WHAT YOU WILL DO: Both the line containing "What matplotlib code" and the line containing "pre_close = 9.12" are part of the range to copy, along with every line between them. Copy it exactly and leave out the pictures.
*** LISTED ENTRIES
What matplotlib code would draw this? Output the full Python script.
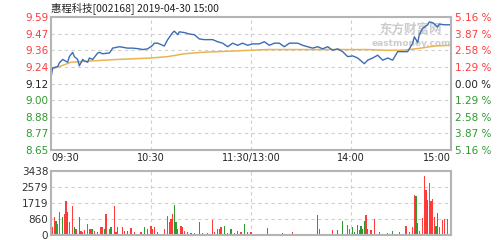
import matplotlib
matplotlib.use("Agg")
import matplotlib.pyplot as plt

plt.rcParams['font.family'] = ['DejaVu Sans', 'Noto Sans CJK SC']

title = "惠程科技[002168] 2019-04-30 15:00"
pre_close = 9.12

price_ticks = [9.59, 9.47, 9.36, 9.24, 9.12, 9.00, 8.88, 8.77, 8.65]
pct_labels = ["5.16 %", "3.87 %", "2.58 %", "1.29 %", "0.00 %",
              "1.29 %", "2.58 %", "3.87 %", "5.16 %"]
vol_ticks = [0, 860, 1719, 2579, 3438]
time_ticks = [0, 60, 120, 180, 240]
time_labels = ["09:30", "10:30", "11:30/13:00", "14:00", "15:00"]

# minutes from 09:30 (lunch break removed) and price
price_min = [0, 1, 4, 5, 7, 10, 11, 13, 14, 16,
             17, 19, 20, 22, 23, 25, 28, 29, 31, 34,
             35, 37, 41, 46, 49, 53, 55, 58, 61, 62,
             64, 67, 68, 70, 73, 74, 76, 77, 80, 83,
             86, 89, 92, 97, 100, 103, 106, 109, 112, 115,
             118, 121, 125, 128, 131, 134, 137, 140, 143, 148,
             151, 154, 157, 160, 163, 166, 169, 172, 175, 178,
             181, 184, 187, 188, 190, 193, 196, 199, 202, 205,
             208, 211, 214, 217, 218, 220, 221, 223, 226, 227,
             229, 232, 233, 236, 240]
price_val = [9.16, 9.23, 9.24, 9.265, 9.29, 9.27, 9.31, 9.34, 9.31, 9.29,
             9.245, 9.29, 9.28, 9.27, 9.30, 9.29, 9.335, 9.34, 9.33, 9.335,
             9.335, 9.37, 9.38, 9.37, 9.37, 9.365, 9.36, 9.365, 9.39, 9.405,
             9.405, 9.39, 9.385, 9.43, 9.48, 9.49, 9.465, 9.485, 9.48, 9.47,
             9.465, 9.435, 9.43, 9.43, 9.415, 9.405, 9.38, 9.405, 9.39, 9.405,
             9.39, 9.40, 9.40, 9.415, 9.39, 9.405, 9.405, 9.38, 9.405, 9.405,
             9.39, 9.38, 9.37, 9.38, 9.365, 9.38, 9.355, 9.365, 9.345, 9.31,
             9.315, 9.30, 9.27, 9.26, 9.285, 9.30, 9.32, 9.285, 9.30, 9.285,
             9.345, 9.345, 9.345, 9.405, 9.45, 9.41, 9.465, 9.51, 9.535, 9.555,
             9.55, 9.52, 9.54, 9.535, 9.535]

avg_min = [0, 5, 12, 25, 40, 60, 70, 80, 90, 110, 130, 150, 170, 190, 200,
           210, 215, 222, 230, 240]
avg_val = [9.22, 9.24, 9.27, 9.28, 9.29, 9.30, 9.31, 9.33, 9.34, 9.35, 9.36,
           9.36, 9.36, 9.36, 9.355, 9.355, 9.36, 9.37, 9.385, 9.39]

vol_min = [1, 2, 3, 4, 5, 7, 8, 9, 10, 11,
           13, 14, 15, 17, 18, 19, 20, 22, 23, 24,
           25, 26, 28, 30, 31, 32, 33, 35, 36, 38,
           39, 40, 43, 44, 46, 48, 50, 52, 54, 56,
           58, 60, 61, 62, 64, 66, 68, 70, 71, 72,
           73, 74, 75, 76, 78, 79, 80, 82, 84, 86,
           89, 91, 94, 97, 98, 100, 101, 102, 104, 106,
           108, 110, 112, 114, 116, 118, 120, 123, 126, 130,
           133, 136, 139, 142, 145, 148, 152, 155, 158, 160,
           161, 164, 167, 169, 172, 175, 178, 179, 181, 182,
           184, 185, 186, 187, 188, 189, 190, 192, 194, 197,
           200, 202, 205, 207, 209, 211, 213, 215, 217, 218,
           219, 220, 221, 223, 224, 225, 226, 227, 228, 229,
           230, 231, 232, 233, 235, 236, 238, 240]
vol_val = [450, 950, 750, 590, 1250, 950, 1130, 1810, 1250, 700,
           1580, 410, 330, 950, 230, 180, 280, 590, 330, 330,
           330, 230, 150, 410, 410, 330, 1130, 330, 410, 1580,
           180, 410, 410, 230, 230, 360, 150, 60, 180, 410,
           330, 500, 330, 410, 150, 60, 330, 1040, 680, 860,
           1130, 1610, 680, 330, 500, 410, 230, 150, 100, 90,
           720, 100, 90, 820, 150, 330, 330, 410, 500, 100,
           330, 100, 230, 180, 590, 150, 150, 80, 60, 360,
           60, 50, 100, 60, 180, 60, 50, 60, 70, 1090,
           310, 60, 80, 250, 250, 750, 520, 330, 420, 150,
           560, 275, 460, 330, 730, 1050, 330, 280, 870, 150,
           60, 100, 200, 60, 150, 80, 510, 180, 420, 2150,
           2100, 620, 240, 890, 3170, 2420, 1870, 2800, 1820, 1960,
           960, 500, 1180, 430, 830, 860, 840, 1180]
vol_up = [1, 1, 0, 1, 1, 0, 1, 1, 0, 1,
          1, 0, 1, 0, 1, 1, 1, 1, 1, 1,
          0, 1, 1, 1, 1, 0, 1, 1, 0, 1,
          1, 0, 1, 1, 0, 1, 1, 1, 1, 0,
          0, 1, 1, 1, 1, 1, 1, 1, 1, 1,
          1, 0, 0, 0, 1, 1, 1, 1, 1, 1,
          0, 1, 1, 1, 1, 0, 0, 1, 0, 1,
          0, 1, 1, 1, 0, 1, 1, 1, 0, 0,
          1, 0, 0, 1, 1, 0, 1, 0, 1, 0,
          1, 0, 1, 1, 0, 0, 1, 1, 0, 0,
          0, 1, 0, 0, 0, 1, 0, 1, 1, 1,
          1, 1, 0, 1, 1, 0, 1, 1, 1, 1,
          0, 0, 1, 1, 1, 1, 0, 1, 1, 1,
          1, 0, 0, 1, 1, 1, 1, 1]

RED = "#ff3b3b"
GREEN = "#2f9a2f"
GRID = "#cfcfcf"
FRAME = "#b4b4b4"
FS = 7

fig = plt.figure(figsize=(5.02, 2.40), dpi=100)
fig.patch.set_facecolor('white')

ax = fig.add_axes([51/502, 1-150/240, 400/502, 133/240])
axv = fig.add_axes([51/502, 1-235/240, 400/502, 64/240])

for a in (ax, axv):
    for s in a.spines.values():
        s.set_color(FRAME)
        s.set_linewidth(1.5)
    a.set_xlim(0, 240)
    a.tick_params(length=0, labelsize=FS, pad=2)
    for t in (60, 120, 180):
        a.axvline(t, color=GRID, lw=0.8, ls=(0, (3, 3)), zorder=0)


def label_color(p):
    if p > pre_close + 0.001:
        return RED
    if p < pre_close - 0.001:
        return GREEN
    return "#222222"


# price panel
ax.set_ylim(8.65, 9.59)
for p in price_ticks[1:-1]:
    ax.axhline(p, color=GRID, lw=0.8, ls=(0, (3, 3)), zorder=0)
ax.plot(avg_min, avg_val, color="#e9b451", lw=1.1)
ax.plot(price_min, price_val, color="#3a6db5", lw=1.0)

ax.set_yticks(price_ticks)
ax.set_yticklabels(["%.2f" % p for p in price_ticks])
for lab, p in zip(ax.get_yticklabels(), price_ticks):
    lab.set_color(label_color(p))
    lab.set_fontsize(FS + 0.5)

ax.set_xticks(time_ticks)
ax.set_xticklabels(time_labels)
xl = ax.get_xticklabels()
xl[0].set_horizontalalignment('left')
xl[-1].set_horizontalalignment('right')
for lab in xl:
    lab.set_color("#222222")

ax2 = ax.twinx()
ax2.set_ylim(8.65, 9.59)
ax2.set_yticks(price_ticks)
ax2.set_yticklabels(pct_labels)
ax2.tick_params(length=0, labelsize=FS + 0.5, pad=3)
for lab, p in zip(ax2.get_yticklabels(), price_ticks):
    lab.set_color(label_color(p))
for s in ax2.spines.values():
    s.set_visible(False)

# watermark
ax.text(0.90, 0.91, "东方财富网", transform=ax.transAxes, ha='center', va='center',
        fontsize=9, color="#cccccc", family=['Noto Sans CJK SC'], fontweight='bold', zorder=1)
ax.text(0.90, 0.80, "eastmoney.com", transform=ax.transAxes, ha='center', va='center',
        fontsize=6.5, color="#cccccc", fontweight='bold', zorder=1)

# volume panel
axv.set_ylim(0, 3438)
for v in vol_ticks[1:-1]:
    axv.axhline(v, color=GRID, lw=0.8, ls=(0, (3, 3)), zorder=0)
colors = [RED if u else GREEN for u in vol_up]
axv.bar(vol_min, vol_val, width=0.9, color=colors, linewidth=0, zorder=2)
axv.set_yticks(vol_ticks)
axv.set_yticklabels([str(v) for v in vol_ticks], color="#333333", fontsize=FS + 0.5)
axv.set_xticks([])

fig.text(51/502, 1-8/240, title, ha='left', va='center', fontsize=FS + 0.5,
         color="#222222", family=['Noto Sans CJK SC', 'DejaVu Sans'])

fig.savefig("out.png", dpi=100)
******
*** LISTED ENTRIES
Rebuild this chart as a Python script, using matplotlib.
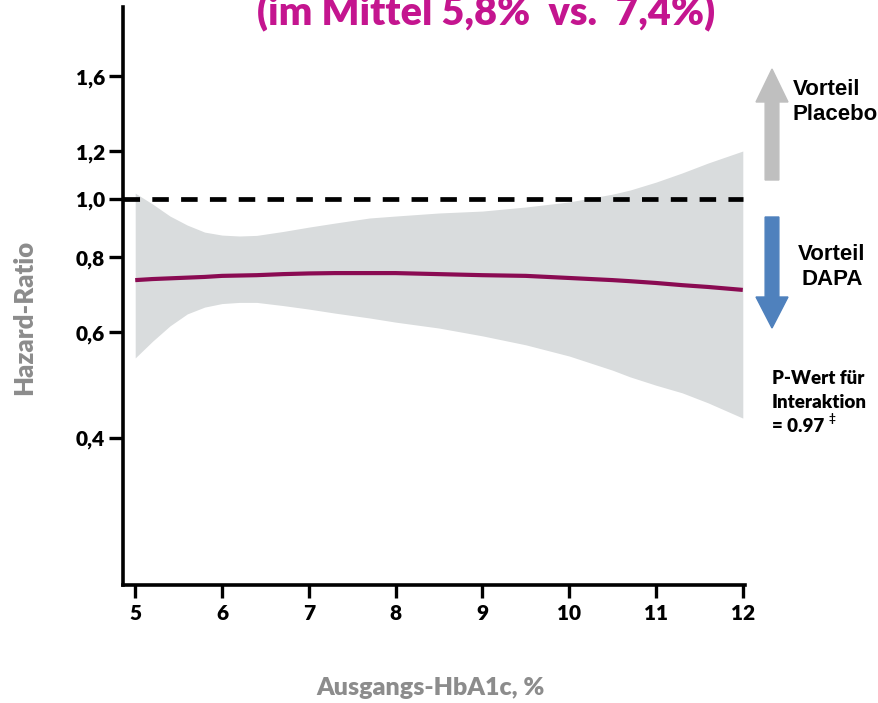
******
*** LISTED ENTRIES
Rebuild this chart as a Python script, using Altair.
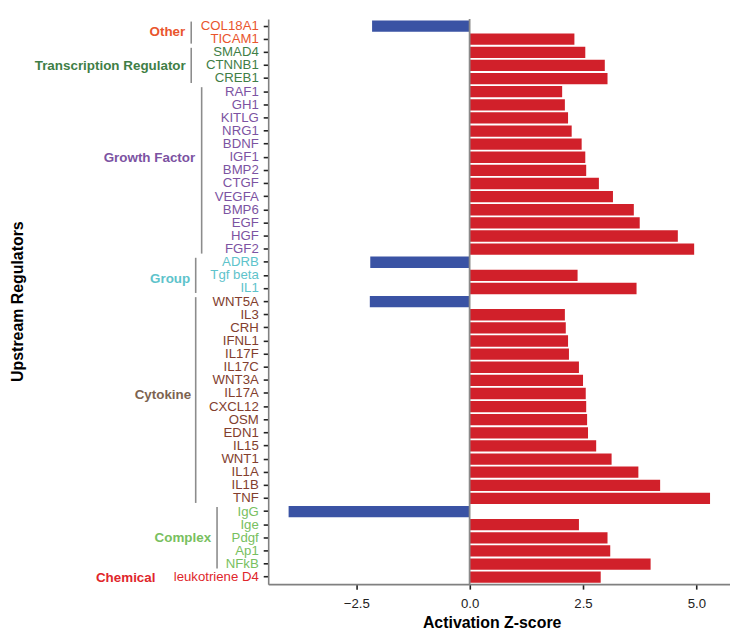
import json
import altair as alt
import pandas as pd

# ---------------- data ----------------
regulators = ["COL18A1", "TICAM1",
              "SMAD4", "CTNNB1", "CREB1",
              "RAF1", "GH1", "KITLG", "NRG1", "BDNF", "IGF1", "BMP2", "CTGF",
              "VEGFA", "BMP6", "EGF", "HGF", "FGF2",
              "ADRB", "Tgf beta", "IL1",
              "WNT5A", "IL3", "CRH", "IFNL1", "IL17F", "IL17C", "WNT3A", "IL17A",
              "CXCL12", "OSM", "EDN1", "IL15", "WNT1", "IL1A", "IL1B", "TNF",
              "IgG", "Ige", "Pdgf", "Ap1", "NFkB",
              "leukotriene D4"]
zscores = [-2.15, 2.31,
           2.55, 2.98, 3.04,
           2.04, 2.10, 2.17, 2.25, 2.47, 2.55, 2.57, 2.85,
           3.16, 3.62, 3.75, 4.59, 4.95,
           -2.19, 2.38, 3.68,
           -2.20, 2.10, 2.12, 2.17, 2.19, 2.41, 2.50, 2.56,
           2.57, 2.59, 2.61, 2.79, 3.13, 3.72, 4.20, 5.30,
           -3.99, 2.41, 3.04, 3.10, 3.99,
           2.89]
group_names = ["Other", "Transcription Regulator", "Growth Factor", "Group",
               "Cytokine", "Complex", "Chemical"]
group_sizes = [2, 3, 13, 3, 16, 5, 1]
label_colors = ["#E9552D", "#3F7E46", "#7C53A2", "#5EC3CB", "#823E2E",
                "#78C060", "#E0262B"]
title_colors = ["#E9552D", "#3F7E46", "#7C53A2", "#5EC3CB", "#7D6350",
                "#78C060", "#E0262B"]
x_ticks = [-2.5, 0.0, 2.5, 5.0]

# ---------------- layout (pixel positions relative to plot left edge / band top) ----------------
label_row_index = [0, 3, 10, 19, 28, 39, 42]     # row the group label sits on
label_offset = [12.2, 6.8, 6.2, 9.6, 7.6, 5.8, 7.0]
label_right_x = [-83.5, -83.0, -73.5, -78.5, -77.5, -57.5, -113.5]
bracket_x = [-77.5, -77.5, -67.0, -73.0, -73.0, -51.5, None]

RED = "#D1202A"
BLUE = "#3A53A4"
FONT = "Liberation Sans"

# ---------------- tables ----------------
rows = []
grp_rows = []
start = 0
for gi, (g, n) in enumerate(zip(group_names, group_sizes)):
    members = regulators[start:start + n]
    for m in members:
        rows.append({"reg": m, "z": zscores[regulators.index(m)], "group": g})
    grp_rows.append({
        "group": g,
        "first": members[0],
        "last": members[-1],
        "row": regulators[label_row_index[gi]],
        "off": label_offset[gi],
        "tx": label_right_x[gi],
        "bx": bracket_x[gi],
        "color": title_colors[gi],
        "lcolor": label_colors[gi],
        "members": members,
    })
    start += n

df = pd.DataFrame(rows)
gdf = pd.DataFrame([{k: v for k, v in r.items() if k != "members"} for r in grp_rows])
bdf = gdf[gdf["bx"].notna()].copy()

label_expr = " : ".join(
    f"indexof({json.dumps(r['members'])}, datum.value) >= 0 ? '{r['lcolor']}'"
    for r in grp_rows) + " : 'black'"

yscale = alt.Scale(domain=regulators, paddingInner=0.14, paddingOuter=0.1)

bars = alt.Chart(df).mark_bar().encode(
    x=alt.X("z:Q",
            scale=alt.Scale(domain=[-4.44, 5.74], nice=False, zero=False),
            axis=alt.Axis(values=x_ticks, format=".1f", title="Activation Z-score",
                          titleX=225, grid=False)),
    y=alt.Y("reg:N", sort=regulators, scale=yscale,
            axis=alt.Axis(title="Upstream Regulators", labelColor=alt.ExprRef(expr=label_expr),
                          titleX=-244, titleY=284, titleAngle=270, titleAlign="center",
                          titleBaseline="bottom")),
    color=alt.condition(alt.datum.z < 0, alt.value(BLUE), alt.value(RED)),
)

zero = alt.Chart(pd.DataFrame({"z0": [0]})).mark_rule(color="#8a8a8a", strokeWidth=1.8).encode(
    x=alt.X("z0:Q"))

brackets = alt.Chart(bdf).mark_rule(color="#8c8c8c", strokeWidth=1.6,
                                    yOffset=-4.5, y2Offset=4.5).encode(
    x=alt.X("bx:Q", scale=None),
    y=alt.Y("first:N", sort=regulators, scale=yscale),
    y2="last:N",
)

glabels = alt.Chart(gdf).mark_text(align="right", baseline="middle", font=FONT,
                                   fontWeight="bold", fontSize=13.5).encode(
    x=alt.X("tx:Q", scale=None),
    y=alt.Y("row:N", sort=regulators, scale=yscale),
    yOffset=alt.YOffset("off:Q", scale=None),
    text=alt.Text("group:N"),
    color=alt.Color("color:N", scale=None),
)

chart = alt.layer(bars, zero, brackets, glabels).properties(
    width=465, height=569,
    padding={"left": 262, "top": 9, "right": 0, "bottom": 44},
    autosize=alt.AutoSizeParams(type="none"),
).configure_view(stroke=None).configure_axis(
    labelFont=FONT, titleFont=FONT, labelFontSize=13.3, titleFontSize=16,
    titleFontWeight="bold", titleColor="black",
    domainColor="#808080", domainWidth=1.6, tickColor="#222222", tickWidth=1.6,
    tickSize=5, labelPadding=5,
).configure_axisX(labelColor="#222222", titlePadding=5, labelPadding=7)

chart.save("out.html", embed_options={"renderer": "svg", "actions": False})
******
SOLUTION FOR THIS TASK:
What matplotlib code would draw this? Output the full Python script.
import matplotlib
matplotlib.use("Agg")
import matplotlib.pyplot as plt

plt.rcParams['font.family'] = ['DejaVu Sans', 'Noto Sans CJK SC']

title = "惠程科技[002168] 2019-04-30 15:00"
pre_close = 9.12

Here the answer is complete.